Defendant’s evidence consisted solely of his own testimony. Defendant admitted stopping at the store on two occasions, but he denied going into the store the first time they stopped there. The second time they stopped at the store, defendant testified that Wright went inside the store and purchased “some bubble gum or something” and returned to the automobile, then defendant went inside the store and purchased some bubble gum and a soda. Afterwards defendant returned to the automobile and he and Wright drove off. Defendant testified that he did not have anything to do with the robbery and that he did not know that Wright robbed Mrs. Helms.

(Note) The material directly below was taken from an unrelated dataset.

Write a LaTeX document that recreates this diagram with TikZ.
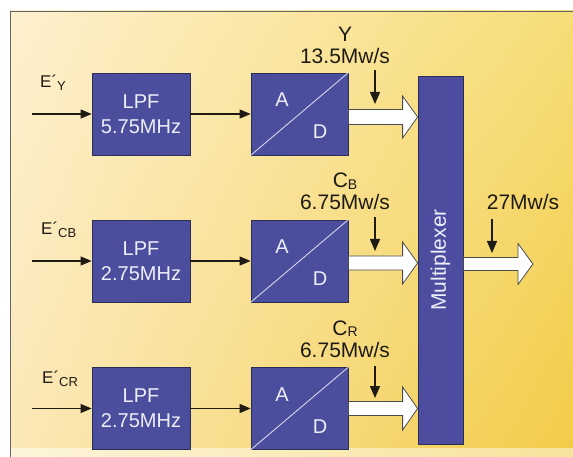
\documentclass[tikz,border=0pt]{standalone}
\usepackage{fontspec}
\setmainfont{Liberation Sans}
\usetikzlibrary{calc,arrows.meta,shadings}
\definecolor{boxblue}{HTML}{4A4E9C}
\definecolor{muxblue}{HTML}{4C4D9E}
\definecolor{boxedge}{HTML}{2B2D55}
\definecolor{boxtext}{HTML}{EEEEFA}
\definecolor{ink}{HTML}{1E1A14}
\definecolor{bgTL}{HTML}{FDF0CE}
\definecolor{bgTR}{HTML}{F7DD78}
\definecolor{bgBL}{HTML}{FBE8B8}
\definecolor{bgBR}{HTML}{F2CC48}
\definecolor{stripL}{HTML}{FDF4DA}
\definecolor{stripR}{HTML}{F6E39C}
\newcommand\fatarrow[4]{% #1 start, #2 tip, #3 shaft half height, #4 head half height
  \draw[fat] ($(#1)+(0,-#3)$) -- ($(#2)+(-15,-#3)$) -- ($(#2)+(-15,-#4)$) -- (#2)
     -- ($(#2)+(-15,#4)$) -- ($(#2)+(-15,#3)$) -- ($(#1)+(0,#3)$) -- cycle;}
\begin{document}
\begin{tikzpicture}[x=1pt,y=-1pt,
  blk/.style={draw=boxedge, line width=0.8pt, fill=boxblue, text=boxtext,
    minimum width=98pt, minimum height=82pt, inner sep=0pt,
    font=\fontsize{20}{25}\selectfont, align=center},
  adtxt/.style={text=boxtext, inner sep=0pt, font=\fontsize{20}{20}\selectfont},
  adline/.style={draw=boxtext!85!boxblue, line width=0.9pt},
  sig/.style={draw=ink, line width=1.2pt, -{Triangle[length=11pt,width=9pt]}},
  down/.style={draw=ink, line width=1.2pt, -{Triangle[length=12pt,width=10pt]}},
  fat/.style={draw=black!70, line width=0.8pt, fill=white},
  lbl/.style={text=ink, inner sep=0pt, anchor=base, font=\fontsize{21}{21}\selectfont},
  elbl/.style={text=ink, inner sep=0pt, anchor=base west, font=\fontsize{17}{17}\selectfont}
]
\useasboundingbox (0,0) rectangle (573,457);
% background
\fill[white] (0,0) rectangle (573,457);
\shade[upper left=bgTL, upper right=bgTR, lower left=bgBL, lower right=bgBR]
  (10,11) rectangle (573,448);
\shade[left color=stripL, right color=stripR] (10,448) rectangle (573,457);
\draw[black!60, line width=0.8pt] (573,11) -- (10,11) -- (10,457);

% filters
\node[blk] (lpf1) at (141,114) {LPF\\5.75MHz};
\node[blk] (lpf2) at (141,261) {LPF\\2.75MHz};
\node[blk] (lpf3) at (141,408.5) {LPF\\2.75MHz};

% A/D converters
\node[blk, minimum width=97pt] (ad1) at (299.5,114) {};
\node[blk, minimum width=97pt] (ad2) at (299.5,261) {};
\node[blk, minimum width=97pt] (ad3) at (299.5,408.5) {};
\foreach \i in {1,2,3}{
  \draw[adline] (ad\i.south west) -- (ad\i.north east);
  \node[adtxt] (a\i) at ($(ad\i)+(-17.5,-14)$) {A};
  \node[adtxt] (d\i) at ($(ad\i)+(20.5,18)$) {D};
}

% multiplexer
\node[blk, fill=muxblue, minimum width=45pt, minimum height=368pt] (mux) at (440.5,260) {};
\node[rotate=90, text=boxtext, inner sep=0pt, font=\fontsize{21}{21}\selectfont] (muxt) at (mux) {Multiplexer};

% input labels
\node[elbl] (e1) at (40,88) {E´\raisebox{-3pt}{\fontsize{13}{13}\selectfont Y}};
\node[elbl] (e2) at (41,235) {E´\raisebox{-3pt}{\fontsize{13}{13}\selectfont CB}};
\node[elbl] (e3) at (42,383) {E´\raisebox{-3pt}{\fontsize{13}{13}\selectfont CR}};

% input arrows
\coordinate (in1) at (32,114);
\coordinate (in2) at (32,261);
\coordinate (in3) at (32,408.5);
\foreach \i in {1,2,3}{
  \draw[sig] (in\i) -- (lpf\i.west);
  \draw[sig] (lpf\i.east) -- (ad\i.west);
}

% fat arrows to multiplexer
\coordinate (s1) at ($(ad1.east)+(0,3)$);
\coordinate (s2) at ($(ad2.east)+(0,2)$);
\coordinate (s3) at ($(ad3.east)+(0,0)$);
\foreach \i in {1,2,3}{
  \coordinate (t\i) at (s\i -| mux.west);
}
\fatarrow{s1}{t1}{7.5}{21}
\fatarrow{s2}{t2}{7}{21}
\fatarrow{s3}{t3}{7}{21.5}

% output fat arrow
\coordinate (os) at (mux.east |- 0,264);
\coordinate (ot) at (533,264);
\fatarrow{os}{ot}{6.5}{20.5}

% rate labels
\node[lbl] (ly) at (345,42) {Y};
\node[lbl] (ry) at (345,64) {13.5Mw/s};
\node[lbl] (lcb) at (345,188) {C\raisebox{-1.5pt}{\fontsize{14}{14}\selectfont B}};
\node[lbl] (rcb) at (345,210) {6.75Mw/s};
\node[lbl] (lcr) at (345,335) {C\raisebox{-1.5pt}{\fontsize{14}{14}\selectfont R}};
\node[lbl] (rcr) at (345,357) {6.75Mw/s};
\node[lbl] (rout) at (523,210) {27Mw/s};

% small down arrows
\coordinate (u1) at (375,70);  \coordinate (v1) at (375,104);
\coordinate (u2) at (375,217); \coordinate (v2) at (375,251);
\coordinate (u3) at (375,366); \coordinate (v3) at (375,398);
\coordinate (u4) at (492,219); \coordinate (v4) at (492,253);
\foreach \i in {1,2,3,4}{
  \draw[down] (u\i) -- (v\i);
}
\end{tikzpicture}
\end{document}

Attorney General Rufus L. Edmisten, by Assistant Attorney General Robert G. Webb, for the State,

Joe P. McCollum, Jr., for defendant appellant.

MORRIS, Judge.

[1] Defendant’s first assignment of error relates to the denial of his motion for judgment as of nonsuit at the close of the State’s evidence. Under the rationale of State v. Aycoth, 272 N.C. 48, 157 S.E. 2d 655 (1967), defendant contends it was error to deny his motion. We disagree.

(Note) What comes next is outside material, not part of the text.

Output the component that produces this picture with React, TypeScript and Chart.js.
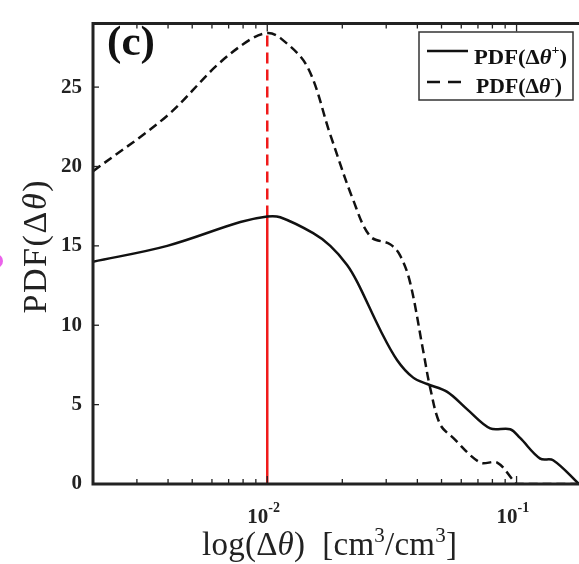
import React, { useEffect, useRef } from "react";
import { Chart, registerables } from "chart.js";

Chart.register(...registerables);

// ---- data ----
const PLUS_X = [0.002, 0.00397, 0.0078, 0.01, 0.01127, 0.01528, 0.0179, 0.0209, 0.023, 0.0284, 0.0332, 0.0385, 0.0438, 0.0527, 0.0634, 0.0784, 0.0942, 0.1033, 0.1244, 0.1402, 0.178];
const PLUS_Y = [14.0, 15.0, 16.5, 16.85, 16.8, 15.8, 15.0, 13.8, 12.7, 9.7, 7.8, 6.7, 6.3, 5.8, 4.7, 3.5, 3.45, 2.9, 1.6, 1.5, 0];

const MINUS_X = [0.002, 0.00397, 0.00631, 0.00855, 0.01, 0.01127, 0.01446, 0.0179, 0.0221, 0.0259, 0.0311, 0.0341, 0.0374, 0.0422, 0.0451, 0.0494, 0.0557, 0.0715, 0.0836, 0.0968, 0.1004, 0.178];
const MINUS_Y = [19.7, 23.2, 26.4, 28.0, 28.4, 28.1, 26.3, 22.0, 17.9, 15.6, 15.1, 14.4, 12.7, 8.4, 6.0, 3.75, 2.9, 1.35, 1.35, 0.25, 0, 0];

const PEAK_X = 0.01;
const RED_SOLID_Y = [0, 16.85];
const RED_DASHED_Y = [16.85, 28.4];

const Y_TICKS = [0, 5, 10, 15, 20, 25];
const X_MAJOR = [0.01, 0.1];
const X_MAJOR_EXP = ["-2", "-1"];
const X_MIN = 0.002;
const X_MAX = 0.178;
const Y_MIN = 0;
const Y_MAX = 29;

const LEGEND_LABELS = ["PDF(Δθ", "PDF(Δθ"];
const LEGEND_SUPS = ["+", "-"];

type Seg = { t: string; font: string; dy?: number };

function richWidth(ctx: CanvasRenderingContext2D, segs: Seg[]) {
  let w = 0;
  for (const s of segs) {
    ctx.font = s.font;
    w += ctx.measureText(s.t).width;
  }
  return w;
}

// mode "scale": stretch horizontally; mode "spread": distribute extra space between characters
function drawRich(
  ctx: CanvasRenderingContext2D,
  segs: Seg[],
  x: number,
  y: number,
  align: "left" | "center",
  targetW: number,
  color: string,
  mode: "scale" | "spread"
) {
  const w = richWidth(ctx, segs);
  const nChars = segs.reduce((a, s) => a + s.t.length, 0);
  const sx = mode === "scale" ? targetW / w : 1;
  const gap = mode === "spread" ? (targetW - w) / Math.max(1, nChars - 1) : 0;
  const x0 = align === "center" ? x - targetW / 2 : x;
  ctx.save();
  ctx.translate(x0, y);
  ctx.scale(sx, 1);
  ctx.fillStyle = color;
  ctx.textBaseline = "alphabetic";
  ctx.textAlign = "left";
  let cx = 0;
  for (const s of segs) {
    ctx.font = s.font;
    for (const ch of Array.from(s.t)) {
      ctx.fillText(ch, cx, s.dy || 0);
      cx += ctx.measureText(ch).width + gap;
    }
  }
  ctx.restore();
}

const SERIF = '"Liberation Serif", "Times New Roman", serif';

const decorPlugin = {
  id: "decor",
  afterDatasetsDraw(chart: any) {
    const ctx: CanvasRenderingContext2D = chart.ctx;
    const { left, right, top, bottom } = chart.chartArea;
    const xs = chart.scales.x;
    const ys = chart.scales.y;
    ctx.save();
    // spines
    ctx.strokeStyle = "#222";
    ctx.lineWidth = 3;
    ctx.beginPath();
    ctx.moveTo(right + 2, top);
    ctx.lineTo(left, top);
    ctx.lineTo(left, bottom);
    ctx.lineTo(right + 2, bottom);
    ctx.stroke();

    // x ticks (inward, top and bottom)
    ctx.lineWidth = 1.3;
    for (const t of xs.ticks) {
      const v = t.value;
      if (v <= X_MIN * 1.0001 || v >= X_MAX * 0.9999) continue;
      const e = Math.floor(Math.log10(v) + 1e-9);
      const m = v / Math.pow(10, e);
      if (Math.abs(m - Math.round(m)) > 1e-6) continue;
      const major = Math.abs(m - 1) < 1e-6;
      const len = major ? 7 : 4;
      const px = xs.getPixelForValue(v);
      ctx.beginPath();
      ctx.moveTo(px, bottom - 1);
      ctx.lineTo(px, bottom - 1 - len);
      ctx.moveTo(px, top + 1);
      ctx.lineTo(px, top + 1 + len);
      ctx.stroke();
    }
    // y ticks
    for (const v of Y_TICKS) {
      const py = ys.getPixelForValue(v);
      ctx.beginPath();
      ctx.moveTo(left + 1, py);
      ctx.lineTo(left + 6, py);
      ctx.stroke();
    }

    // x tick labels 10^n
    X_MAJOR.forEach((v, i) => {
      const px = xs.getPixelForValue(v);
      ctx.fillStyle = "#222";
      ctx.font = `bold 21px ${SERIF}`;
      ctx.textAlign = "right";
      ctx.textBaseline = "alphabetic";
      ctx.fillText("10", px + 1, bottom + 39);
      ctx.font = `bold 14px ${SERIF}`;
      ctx.textAlign = "left";
      ctx.fillText(X_MAJOR_EXP[i], px + 1, bottom + 28);
    });

    // axis titles
    drawRich(
      ctx,
      [
        { t: "log(Δ", font: `33px ${SERIF}` },
        { t: "θ", font: `italic 33px ${SERIF}` },
        { t: ")  [cm", font: `33px ${SERIF}` },
        { t: "3", font: `21px ${SERIF}`, dy: -13 },
        { t: "/cm", font: `33px ${SERIF}` },
        { t: "3", font: `21px ${SERIF}`, dy: -13 },
        { t: "]", font: `33px ${SERIF}` },
      ],
      329.5,
      555,
      "center",
      255,
      "#222",
      "spread"
    );
    ctx.save();
    ctx.translate(46, 247);
    ctx.rotate(-Math.PI / 2);
    drawRich(
      ctx,
      [
        { t: "PDF(Δ", font: `34px ${SERIF}` },
        { t: "θ", font: `italic 34px ${SERIF}` },
        { t: ")", font: `34px ${SERIF}` },
      ],
      0,
      0,
      "center",
      133,
      "#222",
      "spread"
    );
    ctx.restore();

    // panel tag
    drawRich(ctx, [{ t: "(c)", font: `bold 42px ${SERIF}` }], 107, 55, "left", 48, "#111", "scale");

    // legend
    const bx = 419, by = 32, bw = 154, bh = 68;
    ctx.fillStyle = "#fff";
    ctx.fillRect(bx, by, bw, bh);
    ctx.strokeStyle = "#333";
    ctx.lineWidth = 1.5;
    ctx.strokeRect(bx, by, bw, bh);
    ctx.strokeStyle = "#111";
    ctx.lineWidth = 2.5;
    ctx.beginPath();
    ctx.setLineDash([]);
    ctx.moveTo(427, 51);
    ctx.lineTo(468, 51);
    ctx.stroke();
    ctx.setLineDash([13, 8]);
    ctx.beginPath();
    ctx.moveTo(427, 82);
    ctx.lineTo(461, 82);
    ctx.stroke();
    ctx.setLineDash([]);
    const rows = [64, 93];
    const lefts = [474, 476];
    const widths = [93, 86];
    LEGEND_LABELS.forEach((lab, i) => {
      drawRich(
        ctx,
        [
          { t: lab.slice(0, 5), font: `bold 21px ${SERIF}` },
          { t: lab.slice(5), font: `bold italic 21px ${SERIF}` },
          { t: LEGEND_SUPS[i], font: `bold 13px ${SERIF}`, dy: -10 },
          { t: ")", font: `bold 21px ${SERIF}` },
        ],
        lefts[i],
        rows[i],
        "left",
        widths[i],
        "#111",
        "scale"
      );
    });

    // partial mark from neighbouring panel
    ctx.fillStyle = "rgba(230,70,230,0.85)";
    ctx.beginPath();
    ctx.arc(-4, 261, 7, 0, Math.PI * 2);
    ctx.fill();
    ctx.restore();
  },
};

export default function App() {
  const ref = useRef<HTMLCanvasElement | null>(null);
  useEffect(() => {
    if (!ref.current) return;
    const pts = (xs: number[], ys: number[]) => xs.map((x, i) => ({ x, y: ys[i] }));
    const chart = new Chart(ref.current, {
      type: "line",
      data: {
        datasets: [
          {
            label: "PDF(Δθ+)",
            data: pts(PLUS_X, PLUS_Y),
            borderColor: "#111",
            borderWidth: 2.5,
            pointRadius: 0,
            tension: 0.35,
            fill: false,
          },
          {
            label: "PDF(Δθ-)",
            data: pts(MINUS_X, MINUS_Y),
            borderColor: "#111",
            borderWidth: 2.5,
            borderDash: [9, 5],
            pointRadius: 0,
            tension: 0.35,
            fill: false,
          },
          {
            label: "peak",
            data: pts([PEAK_X, PEAK_X], RED_SOLID_Y),
            borderColor: "#f01a1a",
            borderWidth: 2.5,
            pointRadius: 0,
            fill: false,
          },
          {
            label: "peak-",
            data: pts([PEAK_X, PEAK_X], RED_DASHED_Y),
            borderColor: "#f01a1a",
            borderWidth: 2.5,
            borderDash: [11, 6],
            pointRadius: 0,
            fill: false,
          },
        ],
      },
      options: {
        responsive: false,
        animation: false,
        layout: { padding: { top: 13, left: 0, right: 0, bottom: 0 } },
        plugins: { legend: { display: false }, tooltip: { enabled: false } },
        scales: {
          x: {
            type: "logarithmic",
            min: X_MIN,
            max: X_MAX,
            grid: { display: false, drawTicks: false },
            border: { display: false },
            ticks: { display: false },
            afterFit: (s: any) => {
              s.height = 80;
            },
          },
          y: {
            type: "linear",
            min: Y_MIN,
            max: Y_MAX,
            afterBuildTicks: (s: any) => {
              s.ticks = Y_TICKS.map((v) => ({ value: v }));
            },
            grid: { display: false, drawTicks: false },
            border: { display: false },
            ticks: {
              padding: 11,
              color: "#222",
              font: { family: SERIF, size: 21, weight: "bold" },
            },
            afterFit: (s: any) => {
              s.width = 93;
            },
          },
        },
      },
      plugins: [decorPlugin],
    } as any);
    return () => chart.destroy();
  }, []);
  return (
    <div style={{ position: "fixed", left: 0, top: 0, width: 579, height: 564, background: "#fff" }}>
      <canvas ref={ref} width={579} height={564} style={{ display: "block" }} />
    </div>
  );
}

*51“By introducing testimony at the trial, defendant waived his right to except on appeal to the denial of his motion for nonsuit at the close of the State’s evidence.” State v. Davis, 24 N.C. App. 683, 211 S.E. 2d 849 (1975), citing State v. Mull, 24 N.C. App. 502, 211 S.E. 2d 515 (1975), and State v. McWil-liams, 277 N.C. 680, 687, 178 S.E. 2d 476 (1971) ; G.S. 15-173. Defendant did not renew his motion for nonsuit at the close of the State’s evidence. Nevertheless, pursuant to G.S. 15-173.1, we have reviewed the sufficiency of the State’s evidence to go to the jury. Considering the evidence in the light most favorable to the State, we conclude there is sufficient evidence from which a jury could find defendant aided and abetted Wright in the commision of the offense charged.

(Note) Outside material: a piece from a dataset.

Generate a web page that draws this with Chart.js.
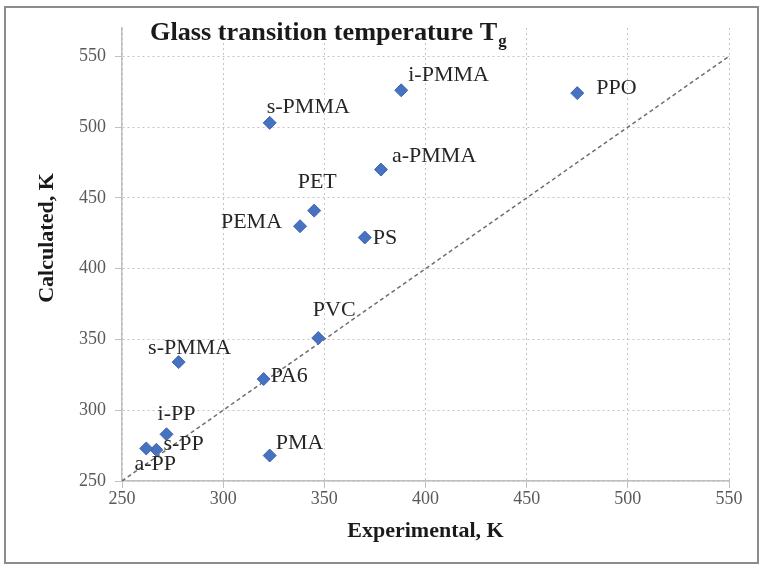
<!DOCTYPE html>
<html>
<head>
<meta charset="utf-8">
<script src="https://cdn.jsdelivr.net/npm/chart.js@4/dist/chart.umd.min.js"></script>
<style>
  html, body { margin: 0; padding: 0; background: #ffffff; }
  #wrap { position: relative; width: 763px; height: 570px; }
  canvas { display: block; }
</style>
</head>
<body>
<div id="wrap"><canvas id="c" width="763" height="570"></canvas></div>
<script>
// ---- data ----
const polymerNames = ['i-PMMA', 'PPO', 's-PMMA', 'a-PMMA', 'PET', 'PEMA', 'PS', 'PVC', 's-PMMA', 'PA6', 'i-PP', 's-PP', 'a-PP', 'PMA'];
const experimentalK = [388, 475, 323, 378, 345, 338, 370, 347, 278, 320, 272, 267, 262, 323];
const calculatedK  = [526, 524, 503, 470, 441, 430, 422, 351, 334, 322, 283, 272, 273, 268];
const parityLine = [250, 550];
const axisTicks = [250, 300, 350, 400, 450, 500, 550];
const chartTitle = 'Glass transition temperature T';
const chartTitleSub = 'g';
const xAxisTitle = 'Experimental, K';
const yAxisTitle = 'Calculated, K';

// label placement (style only): [dx, dy, align]
const labelPlacement = [
  [7, -15, 'left'], [19, -5, 'left'], [-3, -16, 'left'], [11, -13, 'left'],
  [3, -28, 'center'], [-18, -4, 'right'], [8, 1, 'left'], [16, -28, 'center'],
  [11, -14, 'center'], [7, -3, 'left'], [10, -20, 'center'], [7, -6, 'left'],
  [9, 16, 'center'], [6, -12, 'left']
];

const serif = '"Liberation Serif", "Times New Roman", serif';

const pointData = experimentalK.map((x, i) => ({ x: x, y: calculatedK[i] }));
const lineData = parityLine.map(v => ({ x: v, y: v }));

const decorPlugin = {
  id: 'decor',
  beforeDraw(chart) {
    const ctx = chart.ctx;
    ctx.save();
    ctx.fillStyle = '#ffffff';
    ctx.fillRect(0, 0, chart.width, chart.height);
    ctx.strokeStyle = '#8c8c8c';
    ctx.lineWidth = 2;
    ctx.strokeRect(5, 7, chart.width - 10, chart.height - 14);
    ctx.restore();
  },
  afterDatasetsDraw(chart) {
    const ctx = chart.ctx;
    const area = chart.chartArea;
    ctx.save();
    // point labels
    const meta = chart.getDatasetMeta(1);
    ctx.font = '22px ' + serif;
    ctx.fillStyle = '#262626';
    ctx.textBaseline = 'middle';
    meta.data.forEach((pt, i) => {
      const p = labelPlacement[i];
      ctx.textAlign = p[2];
      ctx.fillText(polymerNames[i], pt.x + p[0], pt.y + p[1]);
    });
    // title (slightly widened like the reference)
    ctx.save();
    ctx.textAlign = 'left';
    ctx.textBaseline = 'alphabetic';
    ctx.fillStyle = '#1a1a1a';
    ctx.translate(area.left + 28, area.top + 12);
    ctx.scale(1.05, 1);
    ctx.font = 'bold 25px ' + serif;
    ctx.fillText(chartTitle, 0, 0);
    const w = ctx.measureText(chartTitle).width;
    ctx.font = 'bold 16px ' + serif;
    ctx.fillText(chartTitleSub, w + 1, 6);
    ctx.restore();
    // y axis title
    ctx.save();
    ctx.translate(area.left - 75, area.top + 210);
    ctx.rotate(-Math.PI / 2);
    ctx.textAlign = 'center';
    ctx.textBaseline = 'middle';
    ctx.fillStyle = '#1a1a1a';
    ctx.font = 'bold 22px ' + serif;
    ctx.fillText(yAxisTitle, 0, 0);
    ctx.restore();
    ctx.restore();
  }
};

new Chart(document.getElementById('c'), {
  type: 'scatter',
  data: {
    datasets: [
      {
        type: 'line',
        data: lineData,
        borderColor: '#6e6e6e',
        borderWidth: 1.5,
        borderDash: [4, 3],
        pointRadius: 0,
        fill: false,
        order: 2
      },
      {
        data: pointData,
        pointStyle: 'rectRot',
        pointRadius: 6.5,
        pointHoverRadius: 6.5,
        backgroundColor: '#4672c0',
        borderColor: '#3f68b3',
        borderWidth: 1,
        order: 1
      }
    ]
  },
  options: {
    responsive: false,
    animation: false,
    events: [],
    layout: { padding: { top: 28, right: 34, left: 0, bottom: 0 } },
    plugins: { legend: { display: false }, tooltip: { enabled: false } },
    scales: {
      x: {
        type: 'linear',
        min: 250, max: 550,
        afterBuildTicks: s => { s.ticks = axisTicks.map(v => ({ value: v })); },
        afterFit: s => { s.height = 89; },
        ticks: { color: '#595959', font: { family: serif, size: 18 }, padding: 0 },
        grid: { color: '#c4c4c4', tickLength: 7, tickColor: '#bfbfbf', tickBorderDash: [] },
        border: { display: true, color: '#bfbfbf', width: 1.5, dash: [2, 3] },
        title: { display: true, text: xAxisTitle, color: '#1a1a1a', font: { family: serif, size: 22, weight: 'bold' }, padding: { top: 0, bottom: 25 } }
      },
      y: {
        type: 'linear',
        min: 250, max: 570,
        afterBuildTicks: s => { s.ticks = axisTicks.map(v => ({ value: v })); },
        afterFit: s => { s.width = 122; },
        ticks: { color: '#595959', font: { family: serif, size: 18 }, padding: 9 },
        grid: { color: '#c4c4c4', tickLength: 7, tickColor: '#bfbfbf', tickBorderDash: [] },
        border: { display: true, color: '#bfbfbf', width: 1.5, dash: [2, 3] }
      }
    }
  },
  plugins: [decorPlugin]
});
</script>
</body>
</html>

“One who advises, counsels, procures, encourages or assists another in the commission of a crime is an aider and abettor. (Citations omitted.)
‘A person aids and abets when he has “that kind of connection with the commission of a crime which, at common law, rendered the person guilty as a principal in the second degree. It consisted of being present at the time and place, and in doing some act to render aid to the actual perpetrator of the crime, though without taking a direct share in its commission.” ’ (Citations omitted.) State v. Beach, 283 261, 266-267,196 S.E. 2d 214 (1973).
“ . . . One who procures or commands another to commit a felony, accompanies the actual perpetrator to the vicinity of the offense and, with the knowledge of the actual perpetrator, remains in that vicinty for the purpose of aiding and abetting in the offense and sufficiently close to the scene of the offense to render aid in its commission, if needed, or to provide a means by which the actual perpetrator may get away from the scene upon the completion of the offense, is a principal in the second degree and equally liable with the actual perpetrator. ...” State v. Price, 280 N.C. 154, 158, 184 S.E. 2d 866 (1971), and cases cited therein.
“ . . . While mere presence cannot constitute aiding and abetting in legal contemplation, a bystander does become a principal in the second degree by his presence at the time and place of a crime where he is present to the knowledge of the actual perpetrator for the purpose of assisting, if *52necessary, in the commission of the crime, and his presence and purpose do, in fact, encourage the actual perpetrator to commit the crime. (Citations omitted.)” State v. Birchfield, 235 N.C. 410, 414, 70 S.E. 2d 5 (1952), and cases cited therein.

We find the case of State v. Aycoth, supra, distinguishable from the case at bar. As we have found sufficient evidence from which the jury could find defendant aided and abetted Wright in the commission of the armed robbery, defendant’s first assignment is overruled.

[2] In his only other assignment of error, defendant contends the trial court erred in its charge by not defining the term “aiding and abetting”. An examination of the record reveals that the trial court instructed the jury only that “a person who aids and abets another to commit this crime of armed robbery is guilty of that same crime himself”. The trial court did not define aiding and abetting, nor did it state that mere presence at the scene of the crime is not enough to constitute aiding and abetting. State v. Birchfield, supra, and cases cited therein. In our opinion this assignment of error has merit and is sufficient to warrant a new trial for the defendant. As we stated in State v. Vample, 20 N.C. App. 518, 201 S.E. 2d 694 (1974), “[w]hen the State presents evidence tending to show defendant might have aided and abetted, it is incumbent upon the trial court to explain the principles of aiding and abetting which apply to the particular evidence in the case.” State v. Vample, supra, at p. 522, citing State v. Madam (X), 2 N.C. App. 615, 163 S.E. 2d 540 (1968). Here, the charge was not sufficient as to aiding and abetting, and for that reason, defendant is entitled to a new trial.

New trial.

Judge Arnold concurs.

Judge Britt dissents.

Judge Britt

dissenting:

While the jury charge in this case would not qualify as a model charge in that it did not contain the refinements in defining “aiding and abetting”, when the charge is considered as a *53whole, I think it presented the ease to the jury in a manner that was fair to the defendant. The evidence against defendant was overwhelming as is indicated by the fact that within fifteen minutes after they received the case, the jury returned a verdict of guilty as charged. In my opinion, the error in the charge complained of was not sufficiently prejudicial to defendant to warrant a new trial. I vote to let the verdict and judgment stand.